Detour north to Gerrard for a seat at Saturday Dinette, where chef and owner Suzanne Barr can be found flipping burgers and frying chicken to a soundtrack of De La Soul (sometimes with her young son stationed in a nearby crib). Brunch delivers plenty of pleasures, from the cheesy, porky Little Reuben to the buckwheat pancakes dripping in maple butter to the fluffy chive biscuits with white gravy. And if you’re looking for a little hair-of-the-dog to chase last night’s festivities, a trio of all-day cocktails are available, as well. saturdaydinette.com.

Once you’ve filled your stomach, consider tracking down items to fill your home. Good Neighbour stocks adorable glasses, towels, candles and jams (in addition to clothing and a killer wall of New Balance sneakers). Arts Market supports the photography, housewares, refurbished antiques and jewellery of more than 50 independent vendors. And Gadabout Vintage might keep you browsing for hours, with tens of thousands of knick-knacks, cameras, textiles and trinkets, plus dresses that date back to Edwardian times. goodnbr.com, artsmarket.ca, gadaboutvintage.com.

Photo, Arthur Mola.
Photo, Arthur Mola.

Egyptian comfort food at Maha’s

The first challenge at Maha’s, an affable Egyptian café owned by Maha Barsoom and her two kids, is deciding what to order. The “mind-blowing chicken sandwich”— shawarma-esque chicken loaded with homemade mayo and tahini — does not oversell it, and the “pharoah’s po’ boy” stuffs a charred pita with tiny, battered shrimp. (There’s an equally delicious fried-cauliflower version, as well.) The second challenge is finishing all that food. mahasbrunch.com.

Walk off some of it through Little India, a half dozen blocks on Gerrard between Greenwood and Coxwell, first populated by South Asian families more than 50 years ago.
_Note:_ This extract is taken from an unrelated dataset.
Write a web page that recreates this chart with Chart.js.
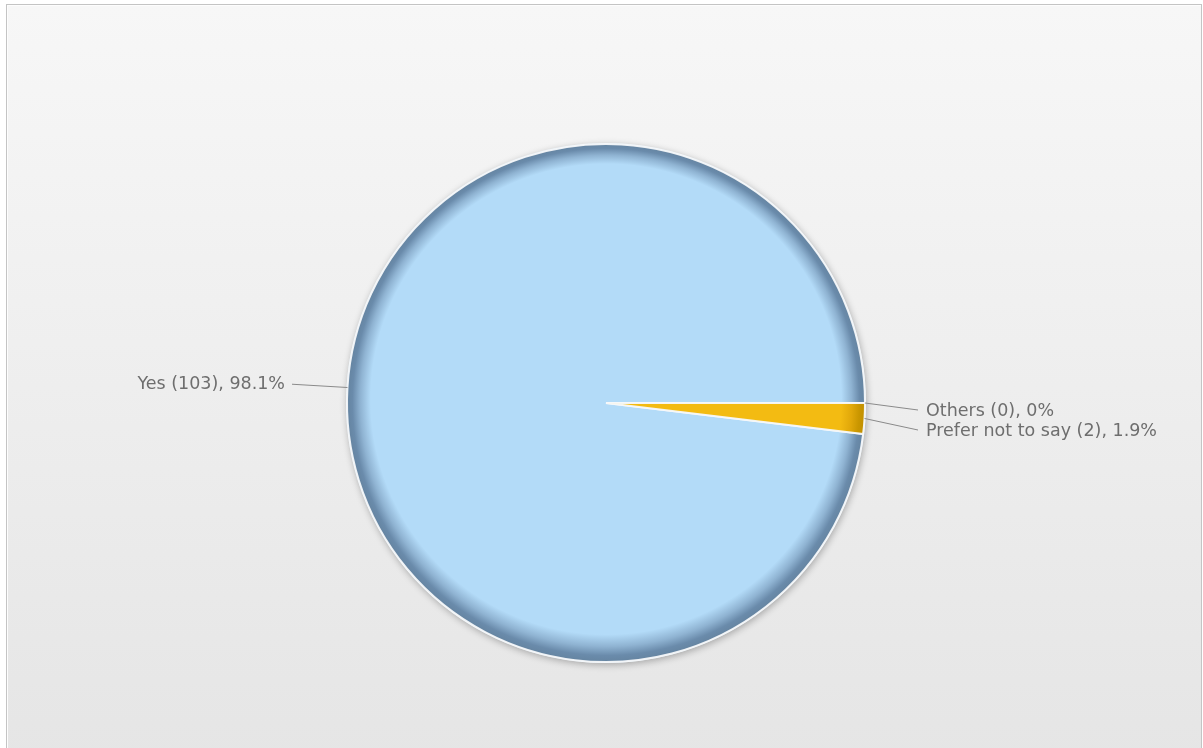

The strip boasts shops, cafes, clothing stores and restaurants whose owners immigrated from India, Pakistan, Bangladesh, Afghanistan and Sri Lanka; it’s a particularly wonderful place to visit in late October, when the neighbourhood celebrates Diwali, the festival of lights.

Sunrise in the west end

 There might be lovelier places in the city to watch the sunrise — at Woodbine Beach, it lifts over the water; at Cherry Beach, it peeks up from the trees of Leslie Spit — but the view from the Dufferin Bridge seems so incontrovertibly Toronto: The Gardiner Expressway cuts a path between cranes, condos and skyscrapers, while the C.N. Tower begins to glow in orange and yellow light. Once you’ve had your fill, head to Mildred’s Temple Kitchen in nearby Liberty Village, former home to Victorian industrial factories (and a ladies’ prison). Opt for the starches here: The buttermilk pancakes and currant scones are both terrifically fluffy, while the grilled-cheese sandwich brings all the requisite gooiness. templekitchen.com.

Photo, Arthur Mola.
Photo, Arthur Mola.

 A breakfast crawl through Kensington

 Once a home for British cavalry troops, then for Eastern European Jews, then American draft dodgers, then Asian immigrants, Kensington Market charged into the 21st century as one the city’s most unique and lively neighbourhoods. Breakfast options reflect its diverse nature: At Nu Bügel, lox and cream cheese, New York–style pastrami or smoked trout is sandwiched between a wood-fired bagel, while at the Swedish Café Fika, you can try brie-and-blueberry grilled cheese or avocado toast. If it’s late morning, head to The Dirty Bird for deep-fried dark-meat chicken on a maple-buttered waffle, the whole shebang drizzled in hot sauce, or to Rasta Pasta for extraordinary jerk chicken over Jamaican rice and peas. nubugel.com, thedirtybird.ca, fika.ca, eatrastapasta.ca.

Next, wander among and into the vintage-clothing stores — there are many — and then pick up something for the road. Good Egg has a well-chosen selection of cookbooks, housewares and handy wooden spoons, while House of Spice has every oil, nut, rice and aromatic you can imagine (and a bunch you cannot). Or else just make a beeline to Casa Acoreana, which started off in the ’60s as a grocery store but now boasts one of the most delightful candy counters in town. goodegg.ca, ehouseofspice.com, casacoffee.ca.